Short problem: Using the listing below, select the lines with the word "React" and copy them.

Given information:
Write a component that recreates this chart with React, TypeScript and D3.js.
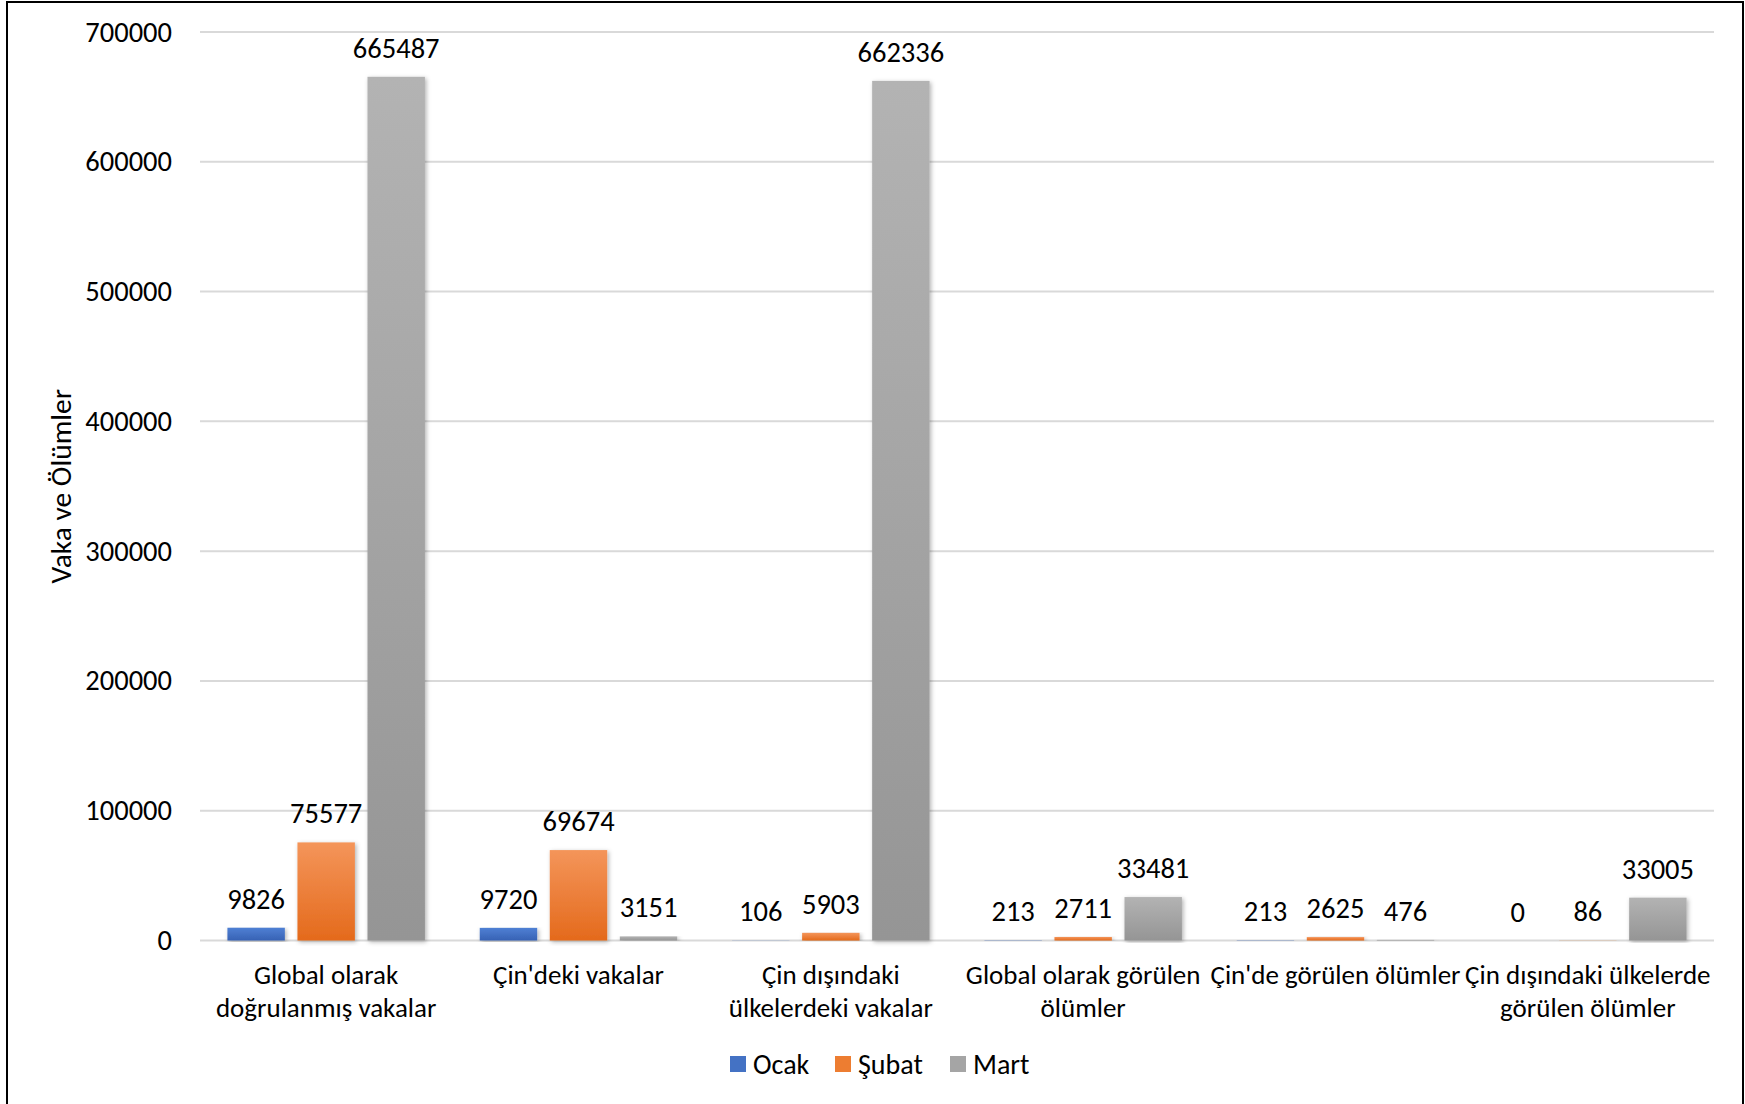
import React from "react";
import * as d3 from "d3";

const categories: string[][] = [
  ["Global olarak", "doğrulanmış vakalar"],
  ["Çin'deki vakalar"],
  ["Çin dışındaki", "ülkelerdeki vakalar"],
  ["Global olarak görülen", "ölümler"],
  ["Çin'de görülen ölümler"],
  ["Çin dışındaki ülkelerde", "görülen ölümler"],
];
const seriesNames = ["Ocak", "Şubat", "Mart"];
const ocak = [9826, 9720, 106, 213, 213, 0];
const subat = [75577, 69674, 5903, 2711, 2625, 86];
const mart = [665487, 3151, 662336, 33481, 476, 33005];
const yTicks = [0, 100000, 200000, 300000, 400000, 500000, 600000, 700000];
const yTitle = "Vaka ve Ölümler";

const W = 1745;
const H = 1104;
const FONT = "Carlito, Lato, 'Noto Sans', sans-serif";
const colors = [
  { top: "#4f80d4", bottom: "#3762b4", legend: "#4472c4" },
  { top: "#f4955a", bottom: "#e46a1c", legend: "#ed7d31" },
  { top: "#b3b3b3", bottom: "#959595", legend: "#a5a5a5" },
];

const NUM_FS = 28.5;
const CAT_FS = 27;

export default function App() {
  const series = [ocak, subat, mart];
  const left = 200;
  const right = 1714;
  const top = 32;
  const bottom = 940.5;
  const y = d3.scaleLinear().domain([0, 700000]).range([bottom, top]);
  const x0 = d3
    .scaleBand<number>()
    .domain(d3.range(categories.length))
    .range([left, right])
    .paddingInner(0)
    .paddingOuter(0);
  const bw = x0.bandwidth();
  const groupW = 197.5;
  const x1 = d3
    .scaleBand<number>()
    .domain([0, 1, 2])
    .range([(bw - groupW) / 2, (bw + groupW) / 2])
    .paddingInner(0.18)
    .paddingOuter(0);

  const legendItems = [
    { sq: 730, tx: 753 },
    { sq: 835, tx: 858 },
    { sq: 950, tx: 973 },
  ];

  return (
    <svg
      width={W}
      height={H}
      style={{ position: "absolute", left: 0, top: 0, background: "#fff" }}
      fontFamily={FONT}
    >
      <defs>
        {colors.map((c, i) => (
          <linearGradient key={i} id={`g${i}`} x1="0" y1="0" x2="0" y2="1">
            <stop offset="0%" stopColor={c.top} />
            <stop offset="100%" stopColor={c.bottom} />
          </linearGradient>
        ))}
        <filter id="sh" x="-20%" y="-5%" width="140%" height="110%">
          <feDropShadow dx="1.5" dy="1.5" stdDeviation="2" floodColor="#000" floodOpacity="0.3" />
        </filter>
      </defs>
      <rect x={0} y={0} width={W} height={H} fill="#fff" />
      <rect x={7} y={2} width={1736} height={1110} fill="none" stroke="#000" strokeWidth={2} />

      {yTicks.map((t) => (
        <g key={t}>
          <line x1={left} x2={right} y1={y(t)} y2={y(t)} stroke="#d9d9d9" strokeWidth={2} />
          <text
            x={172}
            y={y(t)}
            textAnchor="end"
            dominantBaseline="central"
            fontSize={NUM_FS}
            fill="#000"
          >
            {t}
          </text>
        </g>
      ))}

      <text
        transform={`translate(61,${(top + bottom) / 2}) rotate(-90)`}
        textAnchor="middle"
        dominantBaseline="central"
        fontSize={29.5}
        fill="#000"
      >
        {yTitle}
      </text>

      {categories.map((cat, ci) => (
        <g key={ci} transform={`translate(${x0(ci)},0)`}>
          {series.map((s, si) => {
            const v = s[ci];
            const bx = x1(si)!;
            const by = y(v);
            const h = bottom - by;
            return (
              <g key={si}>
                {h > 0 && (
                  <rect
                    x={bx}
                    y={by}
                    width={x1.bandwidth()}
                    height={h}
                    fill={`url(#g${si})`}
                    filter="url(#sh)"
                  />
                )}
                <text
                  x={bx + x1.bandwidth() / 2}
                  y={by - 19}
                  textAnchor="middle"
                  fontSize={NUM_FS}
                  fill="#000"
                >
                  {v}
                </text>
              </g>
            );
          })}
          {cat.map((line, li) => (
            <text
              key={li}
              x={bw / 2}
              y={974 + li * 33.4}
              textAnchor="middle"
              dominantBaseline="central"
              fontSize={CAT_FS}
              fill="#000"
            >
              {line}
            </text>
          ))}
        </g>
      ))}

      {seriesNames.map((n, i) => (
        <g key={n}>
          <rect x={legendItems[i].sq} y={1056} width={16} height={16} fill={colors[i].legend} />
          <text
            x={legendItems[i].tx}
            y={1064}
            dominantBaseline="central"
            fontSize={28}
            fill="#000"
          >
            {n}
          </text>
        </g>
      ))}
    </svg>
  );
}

Result below:
Write a component that recreates this chart with React, TypeScript and D3.js.
import React from "react";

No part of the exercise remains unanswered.